Parameter containing:
tensor([[ 0.7066, -0.1769, -0.0929,  0.8220, -0.2240,  0.4938,  0.5241, -0.5136]],
       requires_grad=True)


In [5]:
class Net(nn.Module):
    def __init__(self):
        super().__init__()
        self.fc1 = nn.Linear(9,16)
        self.fc2 = nn.Linear(16,8)
        self.fc3 = nn.Linear(8,1)

        init.kaiming_uniform_(self.fc1.weight)
        init.kaiming_uniform_(self.fc2.weight)
        init.kaiming_uniform_(
            self.fc3.weight,
            nonlinearity="sigmoid",
        )


In [7]:
# Activation functions
"""
ReLU: zero for negative inputs - suffers from dying neuron problem. 
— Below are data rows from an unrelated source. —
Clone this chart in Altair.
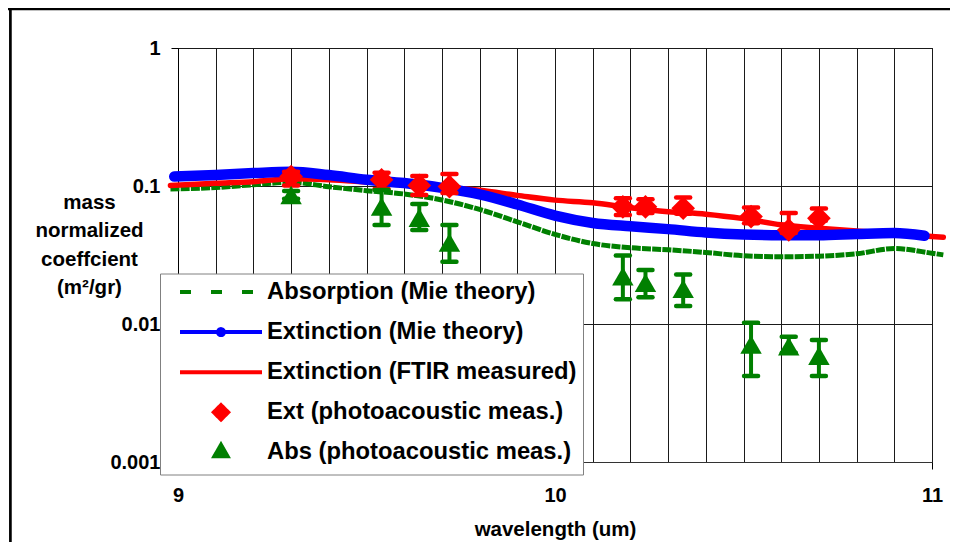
import altair as alt
import pandas as pd

# ---------------- data ----------------
# Absorption (Mie theory) - green dashed curve
abs_mie_wl = [8.98, 9.1, 9.2, 9.3, 9.4, 9.5, 9.6, 9.7, 9.8, 9.9, 10.0, 10.1, 10.2, 10.3,
              10.4, 10.5, 10.6, 10.7, 10.8, 10.9, 11.0, 11.03]
abs_mie_val = [0.0951, 0.0974, 0.1022, 0.1063, 0.0989, 0.0925, 0.0875, 0.0792, 0.0676, 0.055,
               0.0446, 0.0383, 0.0357, 0.0345, 0.033, 0.0312, 0.0307, 0.031, 0.0323, 0.0352,
               0.0326, 0.0317]

# Extinction (Mie theory) - thick blue curve
ext_mie_wl = [8.99, 9.1, 9.2, 9.3, 9.4, 9.5, 9.6, 9.7, 9.8, 9.9, 10.0, 10.1, 10.2, 10.3,
              10.4, 10.5, 10.6, 10.7, 10.8, 10.9, 10.98]
ext_mie_val = [0.117, 0.120, 0.124, 0.127, 0.120, 0.111, 0.105, 0.097, 0.087, 0.0735, 0.061,
               0.054, 0.051, 0.0487, 0.046, 0.0445, 0.044, 0.044, 0.0449, 0.0456, 0.0436]

# Extinction (FTIR measured) - red curve
ftir_wl = [8.98, 9.1, 9.2, 9.3, 9.4, 9.5, 9.6, 9.7, 9.8, 9.9, 10.0, 10.1, 10.2, 10.3,
           10.4, 10.5, 10.6, 10.7, 10.8, 10.9, 11.0, 11.03]
ftir_val = [0.101, 0.1046, 0.1074, 0.113, 0.111, 0.107, 0.103, 0.098, 0.093, 0.0855, 0.079,
            0.0756, 0.0695, 0.0651, 0.0625, 0.058, 0.0523, 0.0495, 0.0473, 0.0455, 0.043, 0.0425]

# photoacoustic measurements
pa_wl = [9.30, 9.54, 9.64, 9.72, 10.18, 10.24, 10.34, 10.52, 10.62, 10.70]
ext_pa = [0.117, 0.111, 0.101, 0.099, 0.0706, 0.0706, 0.069, 0.060, 0.048, 0.0585]
ext_pa_lo = [0.101, 0.095, 0.086, 0.089, 0.0616, 0.0636, 0.063, 0.0538, 0.0456, 0.0560]
ext_pa_hi = [0.127, 0.125, 0.118, 0.122, 0.0814, 0.0802, 0.0825, 0.0700, 0.0636, 0.0688]
abs_pa = [0.086, 0.071, 0.059, 0.039, 0.0222, 0.0199, 0.018, 0.0071, 0.0069, 0.0059]
abs_pa_lo = [0.081, 0.0522, 0.048, 0.0283, 0.0151, 0.0156, 0.0135, 0.0042, 0.0062, 0.0042]
abs_pa_hi = [0.092, 0.0935, 0.074, 0.0522, 0.0313, 0.0246, 0.0228, 0.0102, 0.0081, 0.00766]

series_names = ["Absorption (Mie theory)", "Extinction (Mie theory)",
                "Extinction (FTIR measured)", "Ext (photoacoustic meas.)",
                "Abs (photoacoustic meas.)"]

x_ticks = [round(9 + 0.1 * i, 1) for i in range(21)]
y_ticks = [0.001, 0.01, 0.1, 1]

GREEN, BLUE, RED = "#008000", "#0000FF", "#FF0000"
FONT = "Liberation Sans"

# ---------------- frames ----------------
abs_mie = pd.DataFrame({"wl": abs_mie_wl, "v": abs_mie_val})
ext_mie = pd.DataFrame({"wl": ext_mie_wl, "v": ext_mie_val})
ftir = pd.DataFrame({"wl": ftir_wl, "v": ftir_val})
ext_pts = pd.DataFrame({"wl": pa_wl, "v": ext_pa, "lo": ext_pa_lo, "hi": ext_pa_hi})
abs_pts = pd.DataFrame({"wl": pa_wl, "v": abs_pa, "lo": abs_pa_lo, "hi": abs_pa_hi})
legend_df = pd.DataFrame({"series": series_names})
one = pd.DataFrame({"a": [0]})

XS = alt.Scale(domain=[9, 11], nice=False, zero=False)
YS = alt.Scale(type="log", domain=[0.001, 1], nice=False)

is_int = "abs(datum.value - round(datum.value)) < 0.001"
x_axis = alt.Axis(
    values=x_ticks, grid=True, gridColor="#1a1a1a", gridWidth=1, gridOpacity=1,
    labelExpr=f"{is_int} ? format(datum.value, 'd') : ''",
    tickOpacity={"condition": {"test": is_int, "value": 1}, "value": 0},
    tickSize=7, tickColor="#000", domainColor="#333", labelFlush=False,
    labelPadding=16, labelFontSize=20, labelFontWeight="bold", labelColor="#000",
    labelFont=FONT, title="wavelength (um)", titleFont=FONT, titleFontSize=20.5,
    titleFontWeight="bold", titleColor="#000", titleBaseline="alphabetic",
    titleAlign="center", titleX=377, titleY=73,
)
y_axis = alt.Axis(
    values=y_ticks, format="~g", grid=True, gridColor="#1a1a1a", gridWidth=1, gridOpacity=1,
    tickSize=7, tickColor="#000", domainColor="#000", labelFlush=False,
    labelPadding=11, labelFontSize=20, labelFontWeight="bold", labelColor="#000",
    labelFont=FONT,
    title=["mass", "normalized", "coeffcient", "(m\u00b2/gr)"], titleFont=FONT,
    titleFontSize=20.5, titleFontWeight="bold", titleColor="#000", titleAngle=0,
    titleAlign="center", titleBaseline="alphabetic", titleX=-89, titleY=160,
    titleLineHeight=28.5,
)

X = alt.X("wl:Q", scale=XS, axis=x_axis)
Y = alt.Y("v:Q", scale=YS, axis=y_axis)
Ylo = alt.Y("lo:Q", scale=YS, axis=y_axis)
Yhi = alt.Y("hi:Q", scale=YS, axis=y_axis)

# outer chart border (decoration, kept inside the page)
border_v = alt.Chart(one).mark_rule(color="#000", strokeWidth=2.7).encode(
    x=alt.value(-167.6), y=alt.value(-40), y2=alt.value(498))
border_h = alt.Chart(one).mark_rule(color="#000", strokeWidth=2.7).encode(
    x=alt.value(-170), x2=alt.value(779.5), y=alt.value(-39.1))

green_line = alt.Chart(abs_mie).mark_line(
    color=GREEN, strokeWidth=5, strokeDash=[9, 1.2], interpolate="monotone"
).encode(x=X, y=Y)
red_line = alt.Chart(ftir).mark_line(
    color=RED, strokeWidth=5.5, interpolate="monotone", strokeCap="round"
).encode(x=X, y=Y)
blue_line = alt.Chart(ext_mie).mark_line(
    color=BLUE, strokeWidth=10.5, interpolate="monotone", strokeCap="round"
).encode(x=X, y=Y)


def err_layers(df, color, shape, size):
    bars = alt.Chart(df).mark_rule(color=color, strokeWidth=4).encode(
        x=X, y=Ylo, y2="hi:Q")
    cap_lo = alt.Chart(df).mark_point(
        shape="stroke", size=196, stroke=color, strokeWidth=4.5, strokeCap="round",
        opacity=1, filled=False
    ).encode(x=X, y=Ylo)
    cap_hi = alt.Chart(df).mark_point(
        shape="stroke", size=196, stroke=color, strokeWidth=4.5, strokeCap="round",
        opacity=1, filled=False
    ).encode(x=X, y=Yhi)
    marks = alt.Chart(df).mark_point(
        shape=shape, size=size, filled=True, color=color, opacity=1
    ).encode(x=X, y=Y)
    return [bars, cap_lo, cap_hi, marks]


ext_layers = err_layers(ext_pts, RED, "diamond", 560)
abs_layers = err_layers(abs_pts, GREEN, "triangle-up", 460)

# legend (drawn by Vega-Lite from the scales; the layer itself draws nothing)
EXT = "M0,-0.76M0,0.76"          # same vertical extent for every legend symbol
LINE = "M-4.1,0H4.1" + EXT
legend_colors = [GREEN, BLUE, RED, RED, GREEN]
legend = alt.Legend(
    title=None, orient="none", legendX=-18, legendY=225.5, padding=6.5, rowPadding=8.1,
    labelFont=FONT, labelFontSize=23.8, labelFontWeight="bold", labelColor="#000",
    labelOffset=34, symbolOffset=42.5, symbolSize=400, symbolStrokeWidth=4,
    fillColor="#FFFFFF", strokeColor="#808080", labelLimit=0,
)
legend_layer = alt.Chart(legend_df).mark_point(filled=True, opacity=1).encode(
    fill=alt.Fill("series:N", legend=legend, scale=alt.Scale(
        domain=series_names, range=legend_colors)),
    stroke=alt.Stroke("series:N", legend=legend, scale=alt.Scale(
        domain=series_names, range=legend_colors)),
    shape=alt.Shape("series:N", legend=legend, scale=alt.Scale(
        domain=series_names,
        range=[LINE,
               LINE + "M-0.3,0A0.3,0.3,0,1,1,0.3,0A0.3,0.3,0,1,1,-0.3,0",
               LINE,
               "M0,-0.72L0.72,0L0,0.72L-0.72,0Z" + EXT,
               "M0,-0.755L0.65,0.377L-0.65,0.377Z" + EXT])),
    strokeDash=alt.StrokeDash("series:N", legend=legend, scale=alt.Scale(
        domain=series_names,
        range=[[11, 20], [1, 0], [1, 0], [1, 0], [1, 0]])),
).transform_filter("false")

chart = alt.layer(
    green_line, red_line, blue_line, *ext_layers, *abs_layers, legend_layer,
    border_v, border_h,
).properties(
    width=754, height=414,
    padding={"left": 170, "top": 40, "right": 18, "bottom": 80},
    autosize=alt.AutoSizeParams(type="none"),
    background="#FFFFFF",
).configure(font=FONT).configure_view(stroke="#000", strokeWidth=1)

chart.save("out.html", embed_options={"renderer": "svg", "actions": False})
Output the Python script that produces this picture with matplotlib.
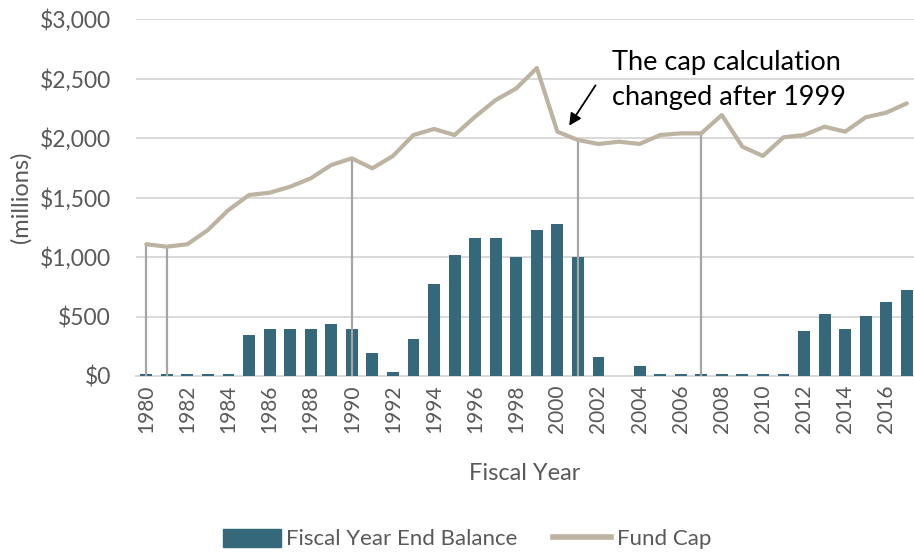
import numpy as np
import matplotlib.pyplot as plt
from matplotlib.patches import Patch
from matplotlib.lines import Line2D
from matplotlib.ticker import FuncFormatter

plt.rcParams['font.family'] = ['Lato', 'DejaVu Sans']

years = list(range(1980, 2018))
balance = [15, 15, 15, 15, 15, 345, 395, 395, 395, 434,
           395, 190, 36, 308, 773, 1017, 1157, 1157, 1003, 1227,
           1277, 1003, 157, 0, 84, 15, 15, 15, 15, 15,
           15, 15, 381, 518, 395, 504, 622, 723]
fund_cap = [1107, 1087, 1107, 1227, 1395, 1521, 1540, 1591, 1661, 1773,
            1829, 1745, 1849, 2025, 2076, 2025, 2179, 2319, 2417, 2588,
            2053, 1983, 1950, 1969, 1950, 2025, 2039, 2039, 2193, 1927,
            1849, 2006, 2025, 2095, 2053, 2174, 2213, 2291]
drop_years = [1980, 1981, 1990, 2001, 2007]

bar_color = '#35687a'
cap_color = '#bcb3a0'
drop_color = '#a5a5a5'
text_gray = '#595959'

fig = plt.figure(figsize=(9.14, 5.54), dpi=100)
ax = fig.add_axes([0.1488, 0.3213, 0.8512, 0.6444])

x = np.arange(len(years))
ax.bar(x, balance, width=0.58, color=bar_color, zorder=3)

# gray drop lines from zero up to the cap
for y in drop_years:
    i = years.index(y)
    ax.vlines(i, 0, fund_cap[i], color=drop_color, lw=1.6, zorder=4)

ax.plot(x, fund_cap, color=cap_color, lw=3.0, zorder=5, solid_capstyle='round')

ax.set_xlim(-0.5, 37.35)
ax.set_ylim(0, 3000)
ax.set_yticks(np.arange(0, 3001, 500))
ax.yaxis.set_major_formatter(FuncFormatter(lambda v, p: '${:,.0f}'.format(v)))
ax.set_xticks(x[::2])
ax.set_xticklabels([str(y) for y in years[::2]], rotation=90)
ax.tick_params(length=0, labelsize=15, colors=text_gray)
ax.tick_params(axis='y', labelsize=16.5, pad=18)
ax.tick_params(axis='x', pad=6)
ax.grid(axis='y', color='#d9d9d9', lw=1.4, zorder=0)
ax.set_axisbelow(True)
for s in ['top', 'right', 'left']:
    ax.spines[s].set_visible(False)
ax.spines['bottom'].set_color('#d9d9d9')
ax.spines['bottom'].set_linewidth(1.4)
ax.spines['bottom'].set_zorder(1)

ax.set_ylabel('(millions)', fontsize=17, color=text_gray, labelpad=6)
ax.set_xlabel('Fiscal Year', fontsize=17, color=text_gray, labelpad=22)

ax.text(22.66, 2490, 'The cap calculation\nchanged after 1999', fontsize=19.5,
        ha='left', va='center', linespacing=1.5, color='black')
ax.annotate('', xy=(20.5, 2084), xytext=(21.93, 2462),
            arrowprops=dict(arrowstyle='-|>', color='black', lw=1.3,
                            mutation_scale=18))

handles = [Patch(color=bar_color), Line2D([], [], color=cap_color, lw=4.0)]
fig.legend(handles, ['Fiscal Year End Balance', 'Fund Cap'], loc='center',
           bbox_to_anchor=(467 / 914, 0.027), ncol=2, frameon=False, fontsize=16,
           labelcolor=text_gray, handlelength=2.6, handleheight=0.9,
           handletextpad=0.25, columnspacing=1.6)

fig.savefig('out.png', dpi=100)
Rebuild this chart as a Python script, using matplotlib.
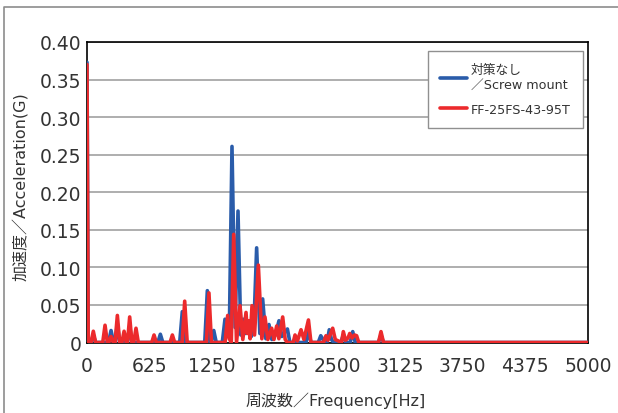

ELU: Non-zero gradients for negative values - helps against dying neurons
Average output around zero - helps against vanishing gradients
"""

# nn.functional.relu()
# nn.functional.elu()

'\nReLU: zero for negative inputs - suffers from dying neuron problem. \n\nELU: Non-zero gradients for negative values - helps against dying neurons\nAverage output around zero - helps against vanishing gradients\n'

In [None]:
"""
Batch normalization:
After a layer
1. Normalize the layer's outputs by:
    a) Subtracting the mean
    b) Dividing by the standard deviation
2. Scale and shift normalized outputs using learned parameters
    a) Faster loss decrease
    b) Helps against unstable gradients

"""
class Net2(nn.Module):
    def __init__(self):
        super().__init__()
        self.fc1 = nn.Linear(9,16)
        self.bn1 = nn.BatchNorm1d(16)

    def forward(self,x):
        x = self.fc1(x)
        x = self.bc1(x)
        x = nn.functional.elu(x)